— Stated exercise —
Look through the records that follow. Copy every line containing the word "matplotlib".

--- start Input for this task ---

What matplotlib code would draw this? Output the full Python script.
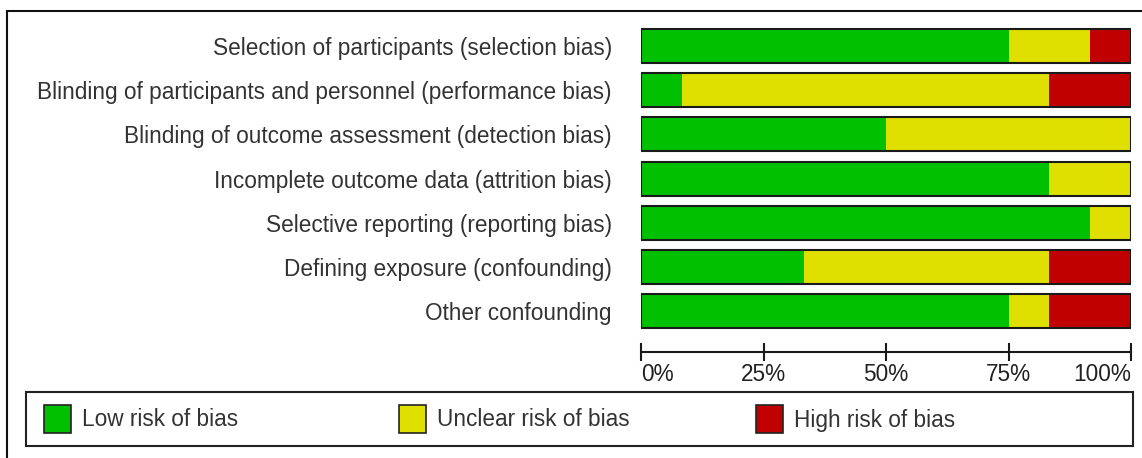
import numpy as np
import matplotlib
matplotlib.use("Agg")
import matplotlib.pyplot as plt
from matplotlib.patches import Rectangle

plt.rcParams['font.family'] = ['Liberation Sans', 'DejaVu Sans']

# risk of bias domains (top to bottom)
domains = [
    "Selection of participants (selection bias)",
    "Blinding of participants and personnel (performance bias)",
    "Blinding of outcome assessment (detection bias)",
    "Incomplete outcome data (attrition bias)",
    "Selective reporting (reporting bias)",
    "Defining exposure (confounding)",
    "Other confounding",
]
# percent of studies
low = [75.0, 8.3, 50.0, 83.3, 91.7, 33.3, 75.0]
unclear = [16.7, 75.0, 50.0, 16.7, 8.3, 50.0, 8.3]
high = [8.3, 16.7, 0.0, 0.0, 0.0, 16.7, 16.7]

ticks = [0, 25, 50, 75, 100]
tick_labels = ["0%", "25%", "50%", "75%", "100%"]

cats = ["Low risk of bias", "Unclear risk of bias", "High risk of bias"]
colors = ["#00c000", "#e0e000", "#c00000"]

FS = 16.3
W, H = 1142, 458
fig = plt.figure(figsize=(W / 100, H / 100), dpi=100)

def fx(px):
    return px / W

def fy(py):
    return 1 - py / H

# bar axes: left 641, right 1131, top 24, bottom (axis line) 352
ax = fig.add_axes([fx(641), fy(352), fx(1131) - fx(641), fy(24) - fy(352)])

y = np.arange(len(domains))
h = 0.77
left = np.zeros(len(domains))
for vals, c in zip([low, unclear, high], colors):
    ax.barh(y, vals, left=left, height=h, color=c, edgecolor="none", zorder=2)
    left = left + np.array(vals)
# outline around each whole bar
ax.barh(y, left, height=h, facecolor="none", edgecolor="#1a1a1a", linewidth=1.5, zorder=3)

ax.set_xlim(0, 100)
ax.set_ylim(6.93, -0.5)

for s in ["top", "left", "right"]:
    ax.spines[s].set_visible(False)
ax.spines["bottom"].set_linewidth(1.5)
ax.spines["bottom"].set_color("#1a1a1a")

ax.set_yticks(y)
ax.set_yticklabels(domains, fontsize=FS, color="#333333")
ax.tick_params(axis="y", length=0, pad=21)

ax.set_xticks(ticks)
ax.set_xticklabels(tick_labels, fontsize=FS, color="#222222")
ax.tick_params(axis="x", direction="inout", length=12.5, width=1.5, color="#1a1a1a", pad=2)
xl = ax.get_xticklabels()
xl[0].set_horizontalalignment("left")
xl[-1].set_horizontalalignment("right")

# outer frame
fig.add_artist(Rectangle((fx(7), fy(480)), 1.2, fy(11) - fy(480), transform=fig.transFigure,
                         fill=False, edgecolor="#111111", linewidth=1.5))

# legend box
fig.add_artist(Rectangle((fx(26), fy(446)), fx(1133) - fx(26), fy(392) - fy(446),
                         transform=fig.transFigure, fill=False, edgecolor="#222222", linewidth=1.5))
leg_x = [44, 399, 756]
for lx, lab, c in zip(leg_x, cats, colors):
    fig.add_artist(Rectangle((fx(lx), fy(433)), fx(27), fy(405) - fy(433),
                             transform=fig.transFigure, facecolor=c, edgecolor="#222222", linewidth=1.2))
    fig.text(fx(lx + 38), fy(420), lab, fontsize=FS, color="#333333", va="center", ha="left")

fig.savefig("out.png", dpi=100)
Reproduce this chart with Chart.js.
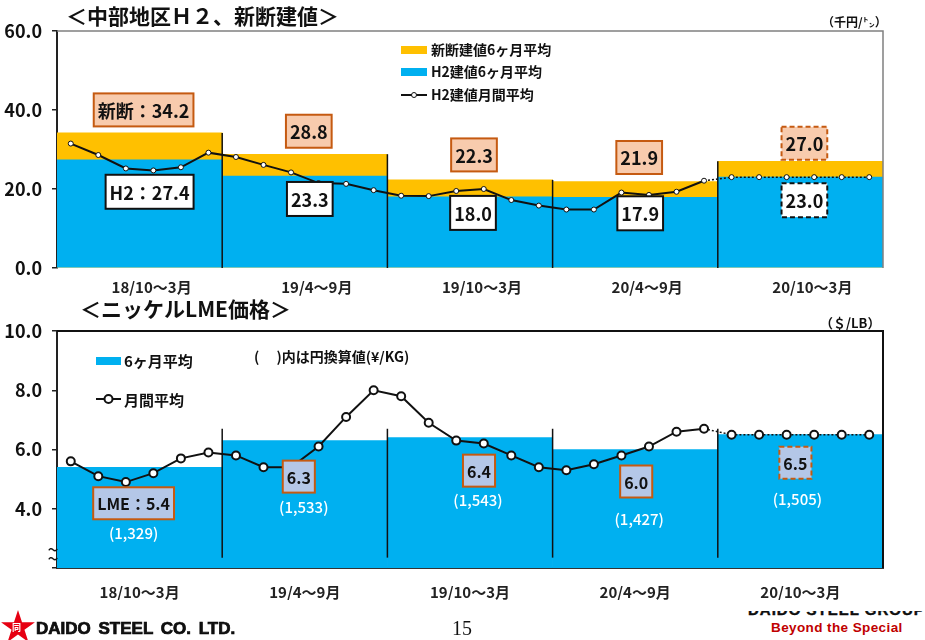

--- end Input for this task ---

— Task result —
What matplotlib code would draw this? Output the full Python script.
import matplotlib
matplotlib.use("Agg")
import matplotlib.pyplot as plt
from matplotlib.patches import Rectangle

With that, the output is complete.